In the wake of the decision, the commitments are incorporated in the contract between the authority and the winner, which sets forth the terms of exercising the entitlement. In other words, the contract should make it clear what the bidder pledged and therefore what the authority gave its blessing to. The procedural and substantive rules of tendering are far more minutely detailed in the new Media Act than in the former law. In practice, however, it seems that the situation has not changed materially in that the motives of decisions often remain just as obscure as they were in the past, and the rules are often followed formally at best, if at all. Under the circumstances of the media authority’s current practices, the tender decision and other publicly disclosed documents do not make it known what type of radio programming will be heard on the new frequency.
This information deficit is not remedied by the subsequent contract, because some very basic data of that contract are not posted on the authority’s web site. For instance, information withheld from disclosure include the amount of the broadcasting fee payable by the radio station and the nature of the local-type content undertaken. More than simply an issue of disclosure, this ambivalent situation is rooted in an ongoing legal dispute around the issue of public access to contracts executed by a public agency. (Standards has reported on the litigation a number of times.) During the summer, the first-instance court ruled that these contracts are subject to disclosure because the information contained therein constitute data of public interest rather than business secrets.
The tendering process, the substance and any amendment of the relevant contracts, and the supervision of contractual compliance and performance on the part of radio stations all amount to information without which it is impossible to monitor the operation of the authority in any meaningful way. Moreover, access to this information is crucial for concurrent market entities wishing to verify the legitimacy of their competitors’ terms of operation, as well as for future bidders in designing their market entry. Last but not least, access to this information is important for the public at large. Citizens should be clear about the evaluation criteria applied by the authority in allocating frequency resources to media providers who will ultimately serve the public, after all. Being in possession of relevant data is also a condition for audiences to actively shape the radio market through their well-informed preferences, rather than remaining passive receptors of whatever is on offer.
A case in point is Lánchíd Radio, which submitted bids to the new media authority and won five new local frequencies in the cities of Győr, Balatonfüred, Zalaegerszeg, and Székesfehérvár, complementing its existing frequency in Budapest. The compendium of tender decisions, available online from the Media Council’s web site, makes it clear that the station triumphed in the competition and was awarded these frequencies on its pledge to carry a large proportion of local-interest content. More specifically, Lánchíd committed to devote 50% of its air time during the day to “programming discussing, presenting, and aiding local public affairs and daily life.” This was all the authority would reveal on its own to the general public following the announcement of the tender result.

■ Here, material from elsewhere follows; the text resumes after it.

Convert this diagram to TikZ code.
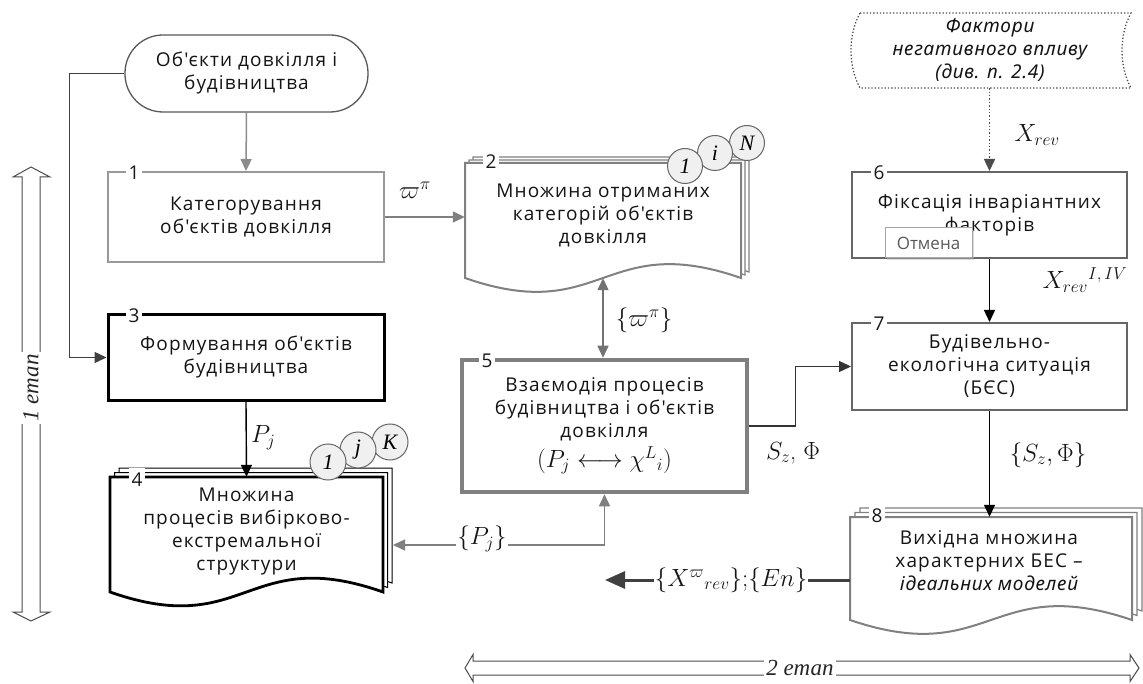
\documentclass[tikz,border=0pt]{standalone}
\usepackage{fontspec}
\usetikzlibrary{arrows.meta,calc,shadows}
\newfontfamily\uifont{Open Sans}[LetterSpace=6]
\newfontfamily\uiital{Noto Sans}[LetterSpace=4, UprightFont=*-Italic]
\newfontfamily\plainui{Open Sans}
\newfontfamily\tnr{Liberation Serif}

% page of a stacked "document" symbol: style, left, top, right, bottom (y grows downwards)
\newcommand{\stackpage}[5]{%
  \draw[#1] (#2,#3) -- (#4,#3) -- (#4,#5)
    .. controls ({(#2+#4)/2},{#5-48}) and ({(#2+#4)/2},{#5+48}) .. (#2,#5) -- cycle;}

\begin{document}
\begin{tikzpicture}[x=1pt,y=-1pt,
  font=\uifont\fontsize{19}{23}\selectfont,
  txt/.style={align=center, text=black!92, inner sep=0pt},
  frame/.style={rectangle, txt},
  area/.style={rectangle, inner sep=0pt, draw=none},
  num/.style={fill=white, inner xsep=3pt, inner ysep=1pt, text=black!90,
    font=\uifont\fontsize{19}{20}\selectfont},
  ctr/.style={circle, draw=black!60, line width=1pt, fill=black!6, minimum size=35pt,
    inner sep=0pt, font=\tnr\itshape\fontsize{22}{22}\selectfont},
  ml/.style={font=\fontsize{24}{24}\selectfont, inner sep=1pt, text=black!92},
  conn/.style={-{Triangle[length=12pt,width=11pt]}, line width=1.4pt},
  dconn/.style={{Triangle[length=12pt,width=11pt]}-{Triangle[length=12pt,width=11pt]}, line width=1.4pt},
  outarrow/.style={-{Triangle[length=20pt,width=17pt]}, line width=3pt, draw=black!75},
  stagearrow/.style={draw=black!70, line width=1pt, fill=white},
  stagelabel/.style={fill=white, inner sep=2pt, text=black!85,
    font=\tnr\itshape\fontsize{23}{23}\selectfont},
  page2/.style={draw=black!50, line width=1.2pt, fill=white},
  page2main/.style={draw=black!50, line width=2pt, fill=white},
  page4/.style={draw=black, line width=1pt, fill=white},
  page4main/.style={draw=black, line width=2.8pt, fill=white},
  page8/.style={draw=black!50, line width=1.2pt, fill=white},
  page8main/.style={draw=black!50, line width=2pt, fill=white},
  tooltip/.style={rectangle, draw=black!35, fill=white, line width=1pt,
    minimum width=87pt, minimum height=30pt, inner sep=0pt, text=black!65,
    font=\plainui\fontsize{17}{17}\selectfont,
    drop shadow={shadow xshift=2pt, shadow yshift=-2pt, fill=black!30, opacity=0.5}}
]
\useasboundingbox (0,0) rectangle (1143,684);
\fill[white] (0,0) rectangle (1143,684);

% stage arrows
\draw[stagearrow] (31,167) -- (13,177) -- (22,177) -- (22,612) -- (13,612) -- (31,621)
  -- (50,612) -- (40,612) -- (40,177) -- (50,177) -- cycle;
\node[stagelabel, rotate=90] (stage1) at (31,388) {1 етап};
\draw[stagearrow] (465,668) -- (473,654.5) -- (473,661) -- (1130,661) -- (1130,654.5)
  -- (1139,668) -- (1130,681.5) -- (1130,675) -- (473,675) -- (473,681.5) -- cycle;
\node[stagelabel] (stage2) at (800,668) {2 етап};

% start terminal
\node[txt, rectangle, rounded corners=38pt, draw=black!65, line width=1.3pt,
  minimum width=243pt, minimum height=77pt] (start) at (246.5,73.5)
  {Об'єкти довкілля і\\будівництва};

% process blocks
\node[frame, draw=black!40, line width=2pt, minimum width=276pt, minimum height=90pt]
  (box1) at (246,217) {Категорування\\об'єктів довкілля};
\node[num] (n1) at (134,173) {1};

\node[frame, draw=black, line width=3pt, minimum width=276pt, minimum height=85pt]
  (box3) at (246,357.5) {Формування об'єктів\\будівництва};
\node[num] (n3) at (134,316) {3};

\node[frame, draw=black!50, line width=4.5pt, minimum width=285pt, minimum height=132pt]
  (box5) at (604.5,426) {Взаємодія процесів\\будівництва і об'єктів\\довкілля\\[4pt]
  {\fontsize{24}{24}\selectfont$(P_j \longleftrightarrow \chi^{L}{}_{i})$}};
\node[num] (n5) at (487,361) {5};

\node[frame, draw=black!60, line width=2pt, minimum width=275pt, minimum height=86pt]
  (box6) at (989.5,215) {Фіксація інваріантних\\факторів};
\node[num] (n6) at (879,173) {6};

\node[frame, draw=black!60, line width=2pt, minimum width=275pt, minimum height=87pt]
  (box7) at (989.5,366.5) {Будівельно-\\екологічна ситуація\\(БЄС)};
\node[num] (n7) at (879,324) {7};

% external factors (stored data symbol)
\draw[draw=black!70, line width=1.3pt, dotted] (860,13) -- (1131,13)
  .. controls (1119,35) and (1119,66) .. (1131,88) -- (860,88)
  .. controls (848,66) and (848,35) .. (860,13) -- cycle;
\node[area, txt, minimum width=271pt, minimum height=75pt,
  font=\uiital\fontsize{19}{23}\selectfont] (factor) at (990,50.5)
  {Фактори\\негативного впливу\\(див. п. 2.4)};

% document stack 2
\stackpage{page2}{473}{157}{749}{272}
\stackpage{page2}{469}{160}{745}{275}
\stackpage{page2main}{465}{163}{741}{278}
\node[area, minimum width=276pt, minimum height=115pt] (box2) at (603,220.5) {};
\node[txt] (box2text) at (603,215) {Множина отриманих\\категорій об'єктів\\довкілля};
\node[num, minimum height=22pt] (n2) at (491,162) {2};
\node[ctr] (c2n) at (747,143) {N};
\node[ctr] (c2i) at (715,153) {i};
\node[ctr] (c21) at (685,166) {1};

% document stack 4
\stackpage{page4}{119}{468}{392}{583}
\stackpage{page4}{114.5}{472.5}{387.5}{587.5}
\stackpage{page4main}{110}{477}{383}{592}
\node[area, minimum width=273pt, minimum height=115pt] (box4) at (246.5,534.5) {};
\node[txt] (box4text) at (246.5,531) {Множина\\процесів вибірково-\\екстремальної\\структури};
\node[num, minimum height=24pt] (n4) at (137,480) {4};
\node[ctr, minimum size=36pt] (c4k) at (390,442) {K};
\node[ctr, minimum size=36pt] (c4j) at (358,450) {j};
\node[ctr, minimum size=36pt] (c41) at (328,462) {1};

% document stack 8
\stackpage{page8}{860}{508}{1142}{611}
\stackpage{page8}{855}{512.5}{1137}{615.5}
\stackpage{page8main}{850}{517}{1132}{620}
\node[area, minimum width=282pt, minimum height=103pt] (box8) at (991,568.5) {};
\node[txt] (box8text) at (989,561) {Вихідна множина\\характерних БЕС –\\{\uiital ідеальних моделей}};
\node[num, minimum height=24pt] (n8) at (877,516) {8};

% connectors
\draw[conn, draw=black!45, line width=1.5pt] (start.south) -- (box1.north);
\draw[conn, black!50] (box1.east) -- (box1.east -| box2.west);
\node[ml] (w1) at (415,190) {$\varpi^{\pi}$};
\draw[conn, black!75] (start.west) -- ++(-55,0) |- (box3.west);
\draw[conn, black] (box3.south) -- (box4.north);
\node[ml, anchor=west] (pj) at (250,438) {$P_j$};
\draw[dconn, black!55] (box2.south) -- (box2.south |- box5.north);
\node[ml] (w2) at (644,320) {$\{\varpi^{\pi}\}$};
\coordinate (b4in) at (393,545);
\draw[dconn, black!50] (b4in) -| (box5.south);
\node[ml, fill=white] (pjset) at (482,539) {$\{P_j\}$};
\draw[conn, black!80] (box5.east) -- ++(46,0) |- (box7.west);
\node[ml] (szf) at (793,453) {$S_z$, $\Phi$};
\draw[conn, black!70, dotted, line width=1.5pt] (factor.south -| box6.north) -- (box6.north);
\node[ml] (xrev) at (1037,135) {$X_{rev}$};
\draw[conn, black] (box6.south) -- (box7.north);
\node[ml] (xrev2) at (1085,280) {$X_{rev}{}^{I,\,IV}$};
\draw[conn, black] (box7.south) -- (box7.south |- box8.north);
\node[ml] (szf2) at (1048,455) {$\{S_z,\Phi\}$};
\coordinate (outtip) at (605,580);
\draw[outarrow] (box8.west |- outtip) -- (outtip);
\node[ml, fill=white] (xout) at (731,580) {$\{X^{\varpi}{}_{rev}\}{;}\{En\}$};

% cancel tooltip over block 6
\node[tooltip] (cancel) at (928.5,243) {Отмена};
\end{tikzpicture}
\end{document}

Having familiarized myself with the details of the tender and the contract — this time, the authority did authorize the inspection of the documents on its official premises — I found out that, in reality, the winner’s commitment implied much shorter air time. This is because Lánchíd Radio invariably submitted a bid whereby it would operate the local stations in a network with its main Budapest license. In this way, local-interest content is not really provided in half of the provider’s daytime programming, or nine hours a day, but only in two hours, which amounts to less than 10 percent of the total air time available in a day. To put it differently, Lánchíd was able to satisfy its 50% commitment with only two actual hours of programming, whereas another bidder proposing a genuinely local station would have to put in at least nine hours to achieve the same ratio. Not until one inspects the contract itself does it become apparent that the entity licensed for broadcasting is not a local station in the narrow sense of the word but an affiliate of a Budapest-based station.
A few months after the tenders had been declared closed, the Media Council issued two extremely laconic resolutions (Nos. 1217/2011 and 1716/2011) approving the extension of Lánchíd Radio’s license to the new frequencies outside the capital city — essentially the transformation of the network license into an expansion of range of reception. Under the revised contract, Lánchíd is now required to devote two hours of its daily air time to the four non-Budapest locations. In effect, this means that the station covers much of the Transdanubian region with the same program, and offers non-Budapest news two hours a day. The question arises: What were the considerations of media policy that motivated the Media Council’s decision to set up a kind of jigsaw puzzle radio? Equally important is the question whether and to what extent Lánchíd Radio really follows this model.
All of the above would not have been known without scrutinizing the tenders and the contracts in depth of detail. True enough, the information in question was ultimately available for inspection. The question is whether this level of transparency is really all one could expect from a responsible media authority today.
Fifteen years after the opening of the dualistic media market, it would seem reasonable to expect the authority to maintain freely accessible, easily managed records from which basic data relevant to the media market selection could be retrieved by anyone. Such a public database would go a long way toward ensuring the transparency of official decisions in connection with the media contracts by laying them bare for scrutiny and possible criticism. Without of course assuming that the media authority is uninterested in promoting transparency, it is fair to point out that such a public-access database does not exist at present.